CIA operatives may not use jetpacks or laser-powered watches, but they do have a few tricks up their sleeves.
At the CIA Museum in Washington, DC, you can get a glimpse of the gadgets used in past spy missions.
The agency has declassified 600 out of some 20,000 objects used by CIA operatives throughout history, museum director Toni Hiley tells Tech Insider. Current operatives are constantly looking to old gadgets to build new ones.
“Revisiting technology is something we always do in the world of espionage,” Hiley says. “There’s no such thing as technology that’s too old for operations.”
From concealed cameras to flies on the wall, here are the 16 most fascinating gadgets from the collection.
This men's pipe from the 1960s hides a radio receiver. Sound travels from the pipe through the jaw bone to the ear canal.
A miniature 35-mm Tessina film camera fits inside this pack of Parliaments. Hiley says the CIA chose a Tessina because it was one of the smallest and quietest cameras in the 1960s.
During WWII, operatives would strap these lightweight cameras to pigeons. As the bird flew over a target, the camera took hundreds of photos. These images were more detailed than those from aeroplanes, because pigeons can fly hundreds of feet lower.

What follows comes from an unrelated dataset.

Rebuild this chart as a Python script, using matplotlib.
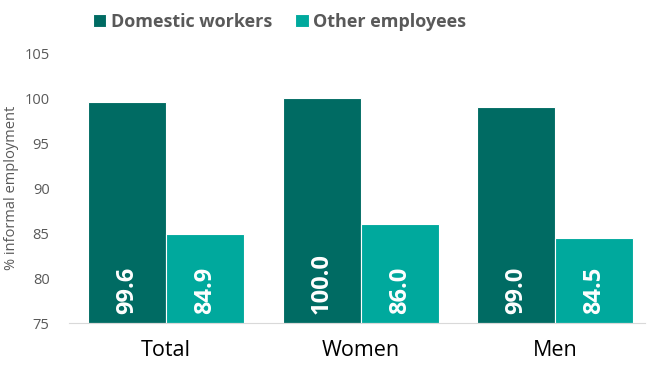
import numpy as np
import matplotlib.pyplot as plt

# data
categories = ['Total', 'Women', 'Men']
domestic = [99.6, 100.0, 99.0]
other = [84.9, 86.0, 84.5]

dark = '#006B63'
light = '#00A99D'
grey = '#595959'

plt.rcParams['font.family'] = ['Open Sans', 'DejaVu Sans']

fig = plt.figure(figsize=(6.47, 3.71), dpi=100)
ax = fig.add_axes([0.1066, 0.129, 0.89, 0.728])

x = np.arange(len(categories))
w = 0.4
b1 = ax.bar(x - w / 2, np.array(domestic) - 75, w, bottom=75, color=dark,
            edgecolor='white', linewidth=0.8, label='Domestic workers')
b2 = ax.bar(x + w / 2, np.array(other) - 75, w, bottom=75, color=light,
            edgecolor='white', linewidth=0.8, label='Other employees')

# value labels inside the bars, near the base
for xs, vals in [(x - w / 2, domestic), (x + w / 2, other)]:
    for xi, v in zip(xs, vals):
        ax.text(xi, 76.0, f'{v:.1f}', rotation=90, ha='center', va='bottom',
                color='white', fontsize=17, fontweight='bold')

ax.set_ylim(75, 105)
ax.set_xlim(-0.5, 2.46)
ax.set_yticks(range(75, 106, 5))
ax.set_xticks(x)
ax.set_xticklabels(categories, fontsize=15.5, color='black')
ax.tick_params(axis='y', labelsize=10.5, labelcolor=grey, length=0, pad=14)
ax.tick_params(axis='x', length=0, pad=12)
ax.set_ylabel('% informal employment', fontsize=10.5, color=grey, labelpad=4)

for s in ['top', 'right', 'left']:
    ax.spines[s].set_visible(False)
ax.spines['bottom'].set_color('#D9D9D9')

leg = fig.legend(loc='upper left', bbox_to_anchor=(0.118, 1.01), ncol=2, frameon=False,
                 handlelength=0.75, handleheight=0.75, handletextpad=0.25, columnspacing=1.3,
                 prop={'size': 13, 'weight': 'bold'})
for t in leg.get_texts():
    t.set_color(grey)

plt.savefig('out.png', dpi=100)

Unfortunately, the pigeon photos are still classified.
A microphone the size of a bead hides in the head of this fake dragonfly.

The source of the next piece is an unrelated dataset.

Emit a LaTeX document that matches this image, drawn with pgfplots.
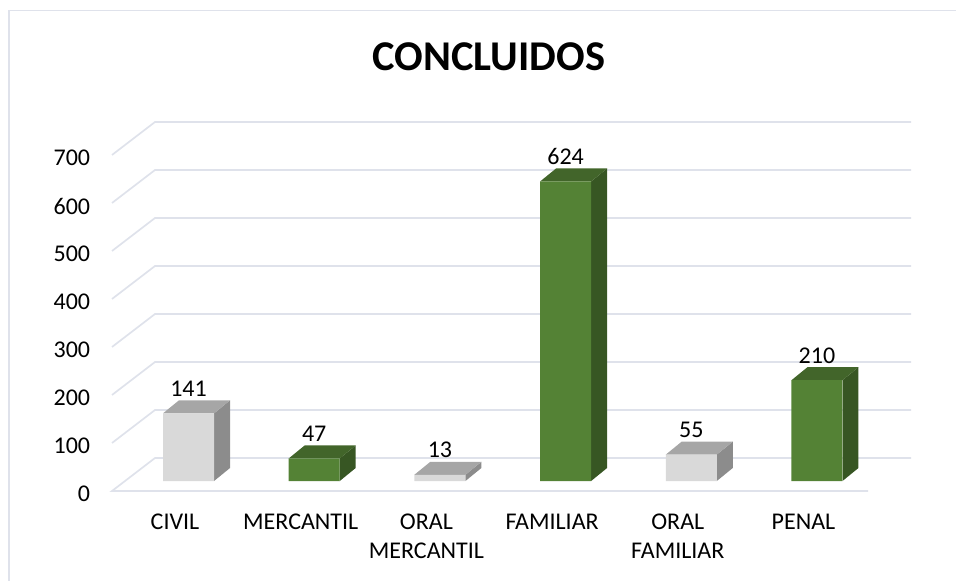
\documentclass[border=0pt]{standalone}
\usepackage{fontspec}
\setmainfont{Carlito}
\usepackage{pgfplots}
\pgfplotsset{compat=1.18}
\definecolor{gridc}{HTML}{DFE2EB}
\definecolor{gfront}{HTML}{D9D9D9}
\definecolor{gtop}{HTML}{A6A6A6}
\definecolor{gside}{HTML}{8C8C8C}
\definecolor{vfront}{HTML}{548235}
\definecolor{vtop}{HTML}{42652A}
\definecolor{vside}{HTML}{375623}
\begin{document}
\begin{tikzpicture}
\useasboundingbox (0,0) rectangle (956pt,581pt);
\draw[gridc, line width=1.5pt] (9pt,0pt) -- (9pt,570.5pt) -- (956pt,570.5pt);
\begin{axis}[
  at={(112pt,90pt)}, anchor=south west,
  scale only axis, width=799pt, height=369pt,
  xmin=-0.609, xmax=5.748, ymin=-20.83, ymax=747.92,
  clip=false,
  axis line style={draw=none},
  tick style={draw=none},
  xtick={0,1,2,3,4,5},
  xticklabels={CIVIL,MERCANTIL,{ORAL\\MERCANTIL},FAMILIAR,{ORAL\\FAMILIAR},PENAL},
  ytick={0,100,200,300,400,500,600,700},
  /pgf/number format/assume math mode=true,
  tick label style={font=\fontsize{24}{29}\selectfont},
  xticklabel style={align=center, anchor=north, inner sep=0pt, xshift=-13.5pt, yshift=-23pt},
  yticklabel style={anchor=east, inner sep=0pt, xshift=-21.7pt, yshift=-13pt},
  title=CONCLUIDOS,
  title style={at={(axis description cs:0.4718,1)}, anchor=center, yshift=59pt,
    font=\fontsize{42.4}{43}\selectfont\bfseries},
  every node near coord/.style={font=\fontsize{24}{24}\selectfont, anchor=center, yshift=24.5pt, inner sep=0pt},
]
% walls: left wing and back line for every 100
\pgfplotsset{wall/.style={gridc, line width=1.7pt, no markers, forget plot}}
\addplot[wall] coordinates {(5.406,-20.8) (-0.609,-20.8) (-0.267,47.9) (5.748,47.9)};
\addplot[wall] coordinates {(-0.609,79.2) (-0.267,147.9) (5.748,147.9)};
\addplot[wall] coordinates {(-0.609,179.2) (-0.267,247.9) (5.748,247.9)};
\addplot[wall] coordinates {(-0.609,279.2) (-0.267,347.9) (5.748,347.9)};
\addplot[wall] coordinates {(-0.609,379.2) (-0.267,447.9) (5.748,447.9)};
\addplot[wall] coordinates {(-0.609,479.2) (-0.267,547.9) (5.748,547.9)};
\addplot[wall] coordinates {(-0.609,579.2) (-0.267,647.9) (5.748,647.9)};
\addplot[wall] coordinates {(-0.609,679.2) (-0.267,747.9) (5.748,747.9)};
% side faces
\addplot[fill=gside, draw=none, forget plot] coordinates {(0.203,0) (0.203,141) (0.33,168.1) (0.33,27.1)} -- cycle;
\addplot[fill=vside, draw=none, forget plot] coordinates {(1.203,0) (1.203,47) (1.33,74.1) (1.33,27.1)} -- cycle;
\addplot[fill=gside, draw=none, forget plot] coordinates {(2.203,0) (2.203,13) (2.33,40.1) (2.33,27.1)} -- cycle;
\addplot[fill=vside, draw=none, forget plot] coordinates {(3.203,0) (3.203,624) (3.33,651.1) (3.33,27.1)} -- cycle;
\addplot[fill=gside, draw=none, forget plot] coordinates {(4.203,0) (4.203,55) (4.33,82.1) (4.33,27.1)} -- cycle;
\addplot[fill=vside, draw=none, forget plot] coordinates {(5.203,0) (5.203,210) (5.33,237.1) (5.33,27.1)} -- cycle;
% top faces
\addplot[fill=gtop, draw=none, forget plot] coordinates {(-0.203,141) (0.203,141) (0.33,168.1) (-0.076,168.1)} -- cycle;
\addplot[fill=vtop, draw=none, forget plot] coordinates {(0.797,47) (1.203,47) (1.33,74.1) (0.924,74.1)} -- cycle;
\addplot[fill=gtop, draw=none, forget plot] coordinates {(1.797,13) (2.203,13) (2.33,40.1) (1.924,40.1)} -- cycle;
\addplot[fill=vtop, draw=none, forget plot] coordinates {(2.797,624) (3.203,624) (3.33,651.1) (2.924,651.1)} -- cycle;
\addplot[fill=gtop, draw=none, forget plot] coordinates {(3.797,55) (4.203,55) (4.33,82.1) (3.924,82.1)} -- cycle;
\addplot[fill=vtop, draw=none, forget plot] coordinates {(4.797,210) (5.203,210) (5.33,237.1) (4.924,237.1)} -- cycle;
% front faces
\addplot[ybar, bar width=51pt, bar shift=0pt, fill=gfront, draw=none, nodes near coords]
  coordinates {(0,141) (2,13) (4,55)};
\addplot[ybar, bar width=51pt, bar shift=0pt, fill=vfront, draw=none, nodes near coords]
  coordinates {(1,47) (3,624) (5,210)};
\end{axis}
\end{tikzpicture}
\end{document}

Using a mini engine, it can fly 220 metres for 60 seconds via remote control. The dragonfly's wide wingspan allowed it to take flight easily, but the CIA couldn't control it even in light, 8km/h crosswinds.
Although the CIA never deployed it, Hiley says it represents the first 'insect' used for surveillance in the 1970s.
'Only the CIA would think to design a bug to hide a bug in,' she says.
Since communication between agents is always risky, the CIA invented this hollow container to hold film and documents in the 1960s. Operatives pushed the spike into the ground at a prearranged location, and another agent picked it up later, eliminating the need for direct contact.
Designed to blend in with soil, this Cold War-era device detects enemies from up to 1,000 feet away. Once it senses a vibration, a built-in antenna transmits a warning to the CIA via radio signals.
By tilting the mirror at just the right angle, this makeup compact reveals a secret code.
Unlike normal compasses, this olive 'lensatic' compass contains a magnifying lens on the back. Accurate up to the degree, the US Army has used it since the 1950s. It has an aluminium case, magnifying eyepiece, and a dial that glows in the dark.
In the 1990s, the CIA developed 'Charlie' to collect underwater signals from enemy crafts. Controlled by a radio remote, the catfish contains a microphone in the body and a propulsion system in the tail.
Using this toolkit, agents drilled holes in brick walls to hide microphone surveillance in the late 1950s. To use it, they held the base of the device against their stomachs while manually cranking the drill.
It may look like a normal silver dollar, but this tiny container can hold messages or film. Since it looks like pocket change, agents could pass it back and forth without attracting attention.
CIA operatives starting in the 1930s had clever ways of hiding miniature compasses to navigate escape routes -- like in these cufflinks.
During WWII, the German military used machines that encrypted secret messages, called Enigmas. It would make unsolveable codes, which looked like a series of numbers and letters.
Polish Intelligence later procured an Enigma codebook and a German Enigma machine, which could be used together to crack codes (some with 150 quintillion possible solutions). The country later gave the machine and book to the CIA so that it could decipher Germany's hidden messages.
In the late '40s, the CIA invented this camera that could secretly transfer documents and photos.
The device could reduce whole pages onto microscopic film pieces, called microdots. These photos were then stored in other discreet things, such as rings, hollow coins, and mail. The microdots were often embedded into the sentence periods in letters, which the recipients would read with a microscope.
During the Vietnam War in the 1960s, the CIA invented this unusual device to count people and supplies moving down the Ho Chi Minh Trail from North to South Vietnam.
The CIA recruited Laotian trail watchers to keep track, but many of them couldn't read, write, or speak English.
Different symbols on the device represented different things, like troops, trucks, motorcycles, carts, bikes, tanks, donkeys, and even elephants. A knob that could be set to a number was placed alongside each pictogram for counting purposes.
The steel muffs in this communication headset are bulletproof -- and they have even saved a few lives.
In 2009, a CIA officer was chasing a high-ranking enemy in Afghanistan. Cornered in a valley, the enemy shot at him with a rifle. Two bullets grazed the officer's headset -- one on each side -- inches from his face, but he survived thanks to the muffs.